§ Task to complete
From the listing below, extract each line containing the string "matplotlib".
::::::
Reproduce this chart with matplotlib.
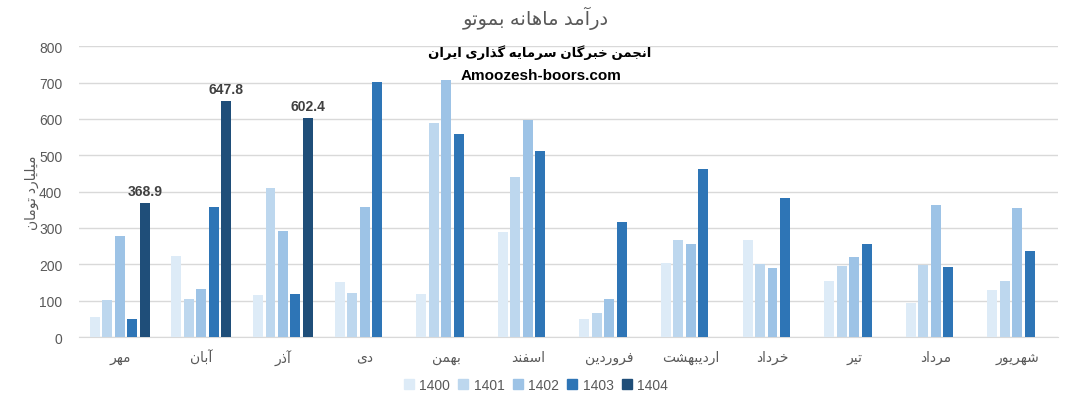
import numpy as np
import matplotlib
matplotlib.use("Agg")
import matplotlib.pyplot as plt
from matplotlib.patches import Patch

# ---- data ----
months = ["مهر", "آبان", "آذر", "دی", "بهمن", "اسفند",
          "فروردین", "اردیبهشت", "خرداد", "تیر", "مرداد", "شهریور"]
years = ["1400", "1401", "1402", "1403", "1404"]
v1400 = [55, 222, 115, 151, 118, 288, 49, 203, 267, 153, 93, 129]
v1401 = [101, 104, 410, 120, 589, 440, 65, 267, 200, 195, 197, 153]
v1402 = [277, 131, 291, 357, 707, 597, 104, 256, 190, 220, 363, 355]
v1403 = [49, 357, 118, 702, 558, 512, 317, 463, 383, 255, 192, 236]
v1404 = [368.9, 647.8, 602.4] + [np.nan] * 9
series = [v1400, v1401, v1402, v1403, v1404]
COLORS = ["#DDEBF7", "#BDD7EE", "#9DC3E6", "#2E75B6", "#1F4E79"]

TITLE = "درآمد ماهانه بموتو"
WATERMARK = "انجمن خبرگان سرمایه گذاری ایران"
YLABEL = "میلیارد تومان"

# ---- minimal Persian shaping (matplotlib has no bidi/shaping) ----
FORMS = {  # isolated, final, initial, medial
    "ا": ("\uFE8D", "\uFE8E"), "آ": ("\uFE81", "\uFE82"),
    "د": ("\uFEA9", "\uFEAA"), "ذ": ("\uFEAB", "\uFEAC"),
    "ر": ("\uFEAD", "\uFEAE"), "ز": ("\uFEAF", "\uFEB0"),
    "و": ("\uFEED", "\uFEEE"),
    "ب": ("\uFE8F", "\uFE90", "\uFE91", "\uFE92"),
    "ت": ("\uFE95", "\uFE96", "\uFE97", "\uFE98"),
    "ج": ("\uFE9D", "\uFE9E", "\uFE9F", "\uFEA0"),
    "خ": ("\uFEA5", "\uFEA6", "\uFEA7", "\uFEA8"),
    "س": ("\uFEB1", "\uFEB2", "\uFEB3", "\uFEB4"),
    "ش": ("\uFEB5", "\uFEB6", "\uFEB7", "\uFEB8"),
    "ف": ("\uFED1", "\uFED2", "\uFED3", "\uFED4"),
    "ل": ("\uFEDD", "\uFEDE", "\uFEDF", "\uFEE0"),
    "م": ("\uFEE1", "\uFEE2", "\uFEE3", "\uFEE4"),
    "ن": ("\uFEE5", "\uFEE6", "\uFEE7", "\uFEE8"),
    "ه": ("\uFEE9", "\uFEEA", "\uFEEB", "\uFEEC"),
    "ی": ("\uFBFC", "\uFBFD", "\uFBFE", "\uFBFF"),
    "گ": ("\uFB92", "\uFB93", "\uFB94", "\uFB95"),
}


def fa(text):
    out = []
    for i, ch in enumerate(text):
        if ch not in FORMS:
            out.append(ch)
            continue
        prev = text[i - 1] if i > 0 else ""
        nxt = text[i + 1] if i + 1 < len(text) else ""
        jp = prev in FORMS and len(FORMS[prev]) == 4
        jn = len(FORMS[ch]) == 4 and nxt in FORMS
        f = FORMS[ch]
        if jp and jn:
            out.append(f[3])
        elif jp:
            out.append(f[1])
        elif jn:
            out.append(f[2])
        else:
            out.append(f[0])
    return "".join(out)[::-1]


FONT = ["Liberation Sans", "DejaVu Sans"]
plt.rcParams["font.family"] = FONT
GRAY = "#595959"

fig = plt.figure(figsize=(10.72, 4.10), dpi=100)
ax = fig.add_axes([0.0737, 0.1756, 0.9133, 0.7094])

x = np.arange(len(months))
step, width = 0.153, 0.122
for i, (vals, col, yr) in enumerate(zip(series, COLORS, years)):
    ax.bar(x + (i - 2) * step, vals, width, color=col, label=yr, zorder=3)

# labels on the 1404 bars
for xi, v in zip(x, v1404):
    if not np.isnan(v):
        ax.text(xi + 2 * step, v + 14, f"{v:.1f}", ha="center", va="bottom",
                fontsize=10, fontweight="bold", color="#404040")

ax.set_xlim(-0.5, len(months) - 0.5)
ax.set_ylim(0, 800)
ax.set_yticks(range(0, 801, 100))
ax.grid(axis="y", color="#D9D9D9", linewidth=1, zorder=0)
ax.set_xticks(x)
ax.set_xticklabels([fa(m) for m in months], fontsize=10, color=GRAY)
ax.tick_params(axis="x", length=0, pad=9)
ax.tick_params(axis="y", length=0, labelsize=10, labelcolor=GRAY, pad=12)
for s in ["top", "right", "left"]:
    ax.spines[s].set_visible(False)
ax.spines["bottom"].set_color("#D9D9D9")
ax.set_ylabel(fa(YLABEL), fontsize=10, color=GRAY, labelpad=0)

fig.text(0.5, 0.955, fa(TITLE), ha="center", va="center", fontsize=14, color=GRAY)
fig.text(0.503, 0.871, fa(WATERMARK), ha="center", va="center",
         fontsize=9.5, fontweight="bold", color="black")
fig.text(0.505, 0.815, "Amoozesh-boors.com", ha="center", va="center",
         fontsize=11, fontweight="bold", color="black")

handles = [Patch(color=c, label=y) for c, y in zip(COLORS, years)]
fig.legend(handles=handles, loc="center", bbox_to_anchor=(0.5, 0.058), ncol=5,
           frameon=False, fontsize=10, handlelength=0.7, handleheight=0.7,
           handletextpad=0.4, columnspacing=0.6, labelcolor=GRAY)

fig.savefig("out.png", dpi=100)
::::::
§ Result below
Reproduce this chart with matplotlib.
import matplotlib
matplotlib.use("Agg")
import matplotlib.pyplot as plt
from matplotlib.patches import Patch
# ---- minimal Persian shaping (matplotlib has no bidi/shaping) ----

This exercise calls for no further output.